For 13 years the boys of CCR (yes, they know who Creedence was) have been traveling the country non-stop, playing their own style of music that lives somewhere on the border between country and good old rock 'n' roll. Their newest studio effort, "Mission California," drops Oct. 2. Before that they'll visit the Black River Coliseum this weekend in Poplar Bluff, Mo. CCR frontman Cody Canada recently phoned in for an interview with SE Live's Matt Sanders.
MATT SANDERS: I know you guys come out of Oklahoma and this thing called the "Red Dirt" music scene. Can you describe that scene and how you guys came out of that?
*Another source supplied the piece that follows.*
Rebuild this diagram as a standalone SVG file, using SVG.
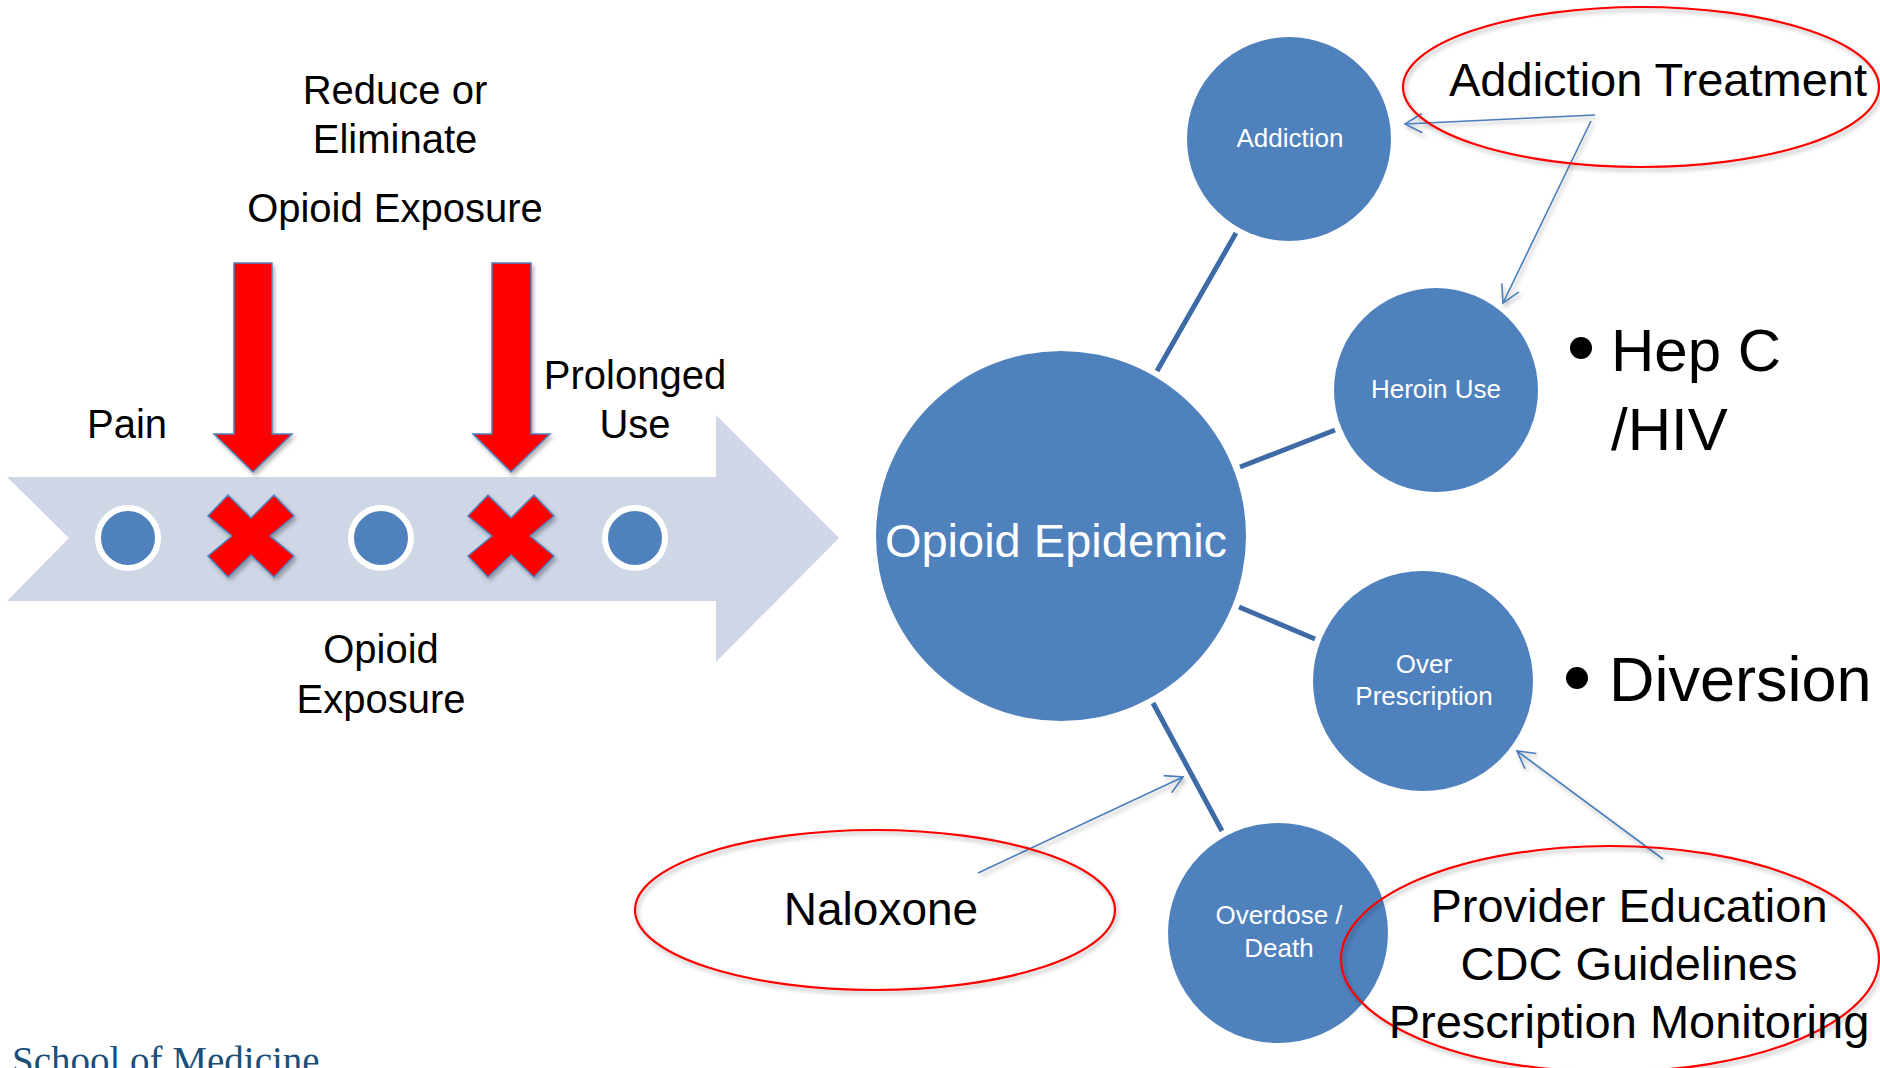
<svg xmlns="http://www.w3.org/2000/svg" width="1880" height="1068" viewBox="0 0 1880 1068">
<style>
.lbl{font-family:"Liberation Sans",Arial,sans-serif;fill:#000;text-anchor:middle}
.wht{font-family:"Liberation Sans",Arial,sans-serif;fill:#fff;text-anchor:middle}
.node{fill:#4F81BD}
.dot{fill:#4F81BD;stroke:#fff;stroke-width:6}
.xm{fill:#FF0000;stroke:#4F81BD;stroke-width:1.5}
.conn{stroke:#3E6BA6;stroke-width:5;fill:none}
.ann{stroke:#4A7EBB;stroke-width:1.6;fill:none}
.oval{fill:none;stroke:#FF0000;stroke-width:2.2}
</style>
<defs>
<filter id="sh" x="-20%" y="-20%" width="140%" height="140%">
<feDropShadow dx="2" dy="3" stdDeviation="2" flood-color="#000" flood-opacity="0.3"/>
</filter>
<marker id="vhead" markerUnits="userSpaceOnUse" markerWidth="40" markerHeight="40" refX="0" refY="0" orient="auto" viewBox="-20 -20 40 40" overflow="visible">
<path d="M -17 -9.5 L 0 0 L -17 9.5" fill="none" stroke="#4A7EBB" stroke-width="1.6"/>
</marker>
</defs>
<rect width="1880" height="1068" fill="#fff"/>

<g id="timeline">
<polygon points="7,477 716,477 716,415 839,538 716,662 716,601 7,601 69,538" fill="#CFD7E7"/>
<circle class="dot" cx="128" cy="538" r="30"/>
<circle class="dot" cx="381" cy="538" r="30"/>
<circle class="dot" cx="635" cy="538" r="30"/>
<polygon class="xm" filter="url(#sh)" transform="translate(251,536)" points="-43,-20 -23,-41 0,-18 23,-41 43,-20 19,0 43,20 23,41 0,19 -23,41 -43,20 -19,0"/>
<polygon class="xm" filter="url(#sh)" transform="translate(511,536)" points="-43,-20 -23,-41 0,-18 23,-41 43,-20 19,0 43,20 23,41 0,19 -23,41 -43,20 -19,0"/>
<polygon class="xm" filter="url(#sh)" points="234,263 272,263 272,434 292,434 253,472 214,434 234,434"/>
<polygon class="xm" filter="url(#sh)" points="492,263 531,263 531,434 550,434 511,472 473,434 492,434"/>
<text class="lbl" font-size="40" x="395" y="104">Reduce or</text>
<text class="lbl" font-size="40" x="395" y="153">Eliminate</text>
<text class="lbl" font-size="40" x="395" y="222">Opioid Exposure</text>
<text class="lbl" font-size="40" x="127" y="438">Pain</text>
<text class="lbl" font-size="40" x="635" y="389">Prolonged</text>
<text class="lbl" font-size="40" x="635" y="438">Use</text>
<text class="lbl" font-size="40" x="381" y="663">Opioid</text>
<text class="lbl" font-size="40" x="381" y="713">Exposure</text>
</g>

<g id="connectors">
<line class="conn" x1="1236" y1="233" x2="1157" y2="371"/>
<line class="conn" x1="1335" y1="430" x2="1240" y2="467"/>
<line class="conn" x1="1239" y1="607" x2="1315" y2="639"/>
<line class="conn" x1="1153" y1="703" x2="1222" y2="831"/>
<g filter="url(#sh)">
<line class="ann" x1="1595" y1="115" x2="1405" y2="124" marker-end="url(#vhead)"/>
<line class="ann" x1="1591" y1="121" x2="1503" y2="303" marker-end="url(#vhead)"/>
<line class="ann" x1="978" y1="873" x2="1183" y2="777" marker-end="url(#vhead)"/>
<line class="ann" x1="1663" y1="859" x2="1517" y2="751" marker-end="url(#vhead)"/>
</g>
</g>

<g id="opioid-epidemic">
<circle class="node" cx="1061" cy="536" r="185"/>
<text class="wht" font-size="47" x="1056" y="557">Opioid Epidemic</text>
</g>
<g id="addiction">
<circle class="node" cx="1289" cy="139" r="102"/>
<text class="wht" font-size="26" x="1290" y="147">Addiction</text>
</g>
<g id="heroin-use">
<circle class="node" cx="1436" cy="390" r="102"/>
<text class="wht" font-size="26" x="1436" y="398">Heroin Use</text>
</g>
<g id="over-prescription">
<circle class="node" cx="1423" cy="681" r="110"/>
<text class="wht" font-size="26" x="1424" y="673">Over</text>
<text class="wht" font-size="26" x="1424" y="705">Prescription</text>
</g>
<g id="overdose-death">
<circle class="node" cx="1278" cy="933" r="110"/>
<text class="wht" font-size="26" x="1279" y="924">Overdose /</text>
<text class="wht" font-size="26" x="1279" y="957">Death</text>
</g>

<g id="addiction-treatment">
<ellipse class="oval" filter="url(#sh)" cx="1641" cy="87" rx="238" ry="80"/>
<text class="lbl" font-size="47" x="1658" y="96">Addiction Treatment</text>
</g>
<g id="naloxone">
<ellipse class="oval" filter="url(#sh)" cx="875" cy="910" rx="240" ry="80"/>
<text class="lbl" font-size="46" x="881" y="925">Naloxone</text>
</g>
<g id="provider">
<ellipse class="oval" filter="url(#sh)" cx="1610" cy="959" rx="269" ry="113"/>
<text class="lbl" font-size="47" x="1629" y="922">Provider Education</text>
<text class="lbl" font-size="47" x="1629" y="980">CDC Guidelines</text>
<text class="lbl" font-size="47" x="1629" y="1038">Prescription Monitoring</text>
</g>

<g id="hep-c-hiv">
<circle cx="1581" cy="348" r="11" fill="#000"/>
<text class="lbl" font-size="60" x="1611" y="371" style="text-anchor:start">Hep C</text>
<text class="lbl" font-size="60" x="1611" y="450" style="text-anchor:start">/HIV</text>
</g>
<g id="diversion">
<circle cx="1577" cy="678" r="11" fill="#000"/>
<text class="lbl" font-size="63" x="1609" y="701" style="text-anchor:start">Diversion</text>
</g>

<text x="12" y="1074" font-family="'Liberation Serif','DejaVu Serif',serif" font-size="39" fill="#1B4F7A">School of Medicine</text>
</svg>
CODY CANADA: We started following a band called The Great Divide. It was the first band that we really knew that wrote their own music, sang their own music and just did their own thing, so it was really easy to follow that scene, you know?
And the Oklahoma Red Dirt scene is so many different types of music, you can pretty much do what you want to do ...
It's really easy to find your own mix.
MS: Is writing and playing your own music a really important part of your identity?
CC: If you want to have your own identifiable sound ... you gotta create your own stuff.
MS: What is your sound? You mix country and rock, so do you try to avoid labels like "country" or "rock"?
CC: Yeah. The most common thing is 'You guys aren't really that country.'
Well, I always tell everybody we're a country influenced rock band. To explain exactly what we are, we just say we're Ragweed and that's it.
MS: Where does your sound come from?
CC: There's a bunch of stuff. Neil Young was a big influence. Of course, Bob Dylan, Bob Dylan I think influenced everybody. Willie Nelson, Merle Haggard ... The Who, Van Halen ... then came Steve Earle, and that changes everybody.
MS: Do you ever wonder why people seem to make such a separation between country and rock?
CC: I don't understand why it has to be different. You know, in my opinion the country music of today isn't like the country music of yesterday, neither is rock 'n' roll, but it is still based upon the same thing.
It's just such a competition nowadays. You watched the MTV awards the other day, it's like, aren't we all just here to play music? Everybody's trying to do better than the other person.
MS: Like Kanye and 50 Cent?
CC: My favorite quote of that was, somebody asked Dave Grohl what he thought about Britney Spears blowing her opening performance and his exact words were 'Who gives a ---- (expletive deleted)? Go buy a Zeppelin record!'
That's the way it ought to be. That's the way the mentality of music should be. If you go back to the roots of it, you'll find what you are.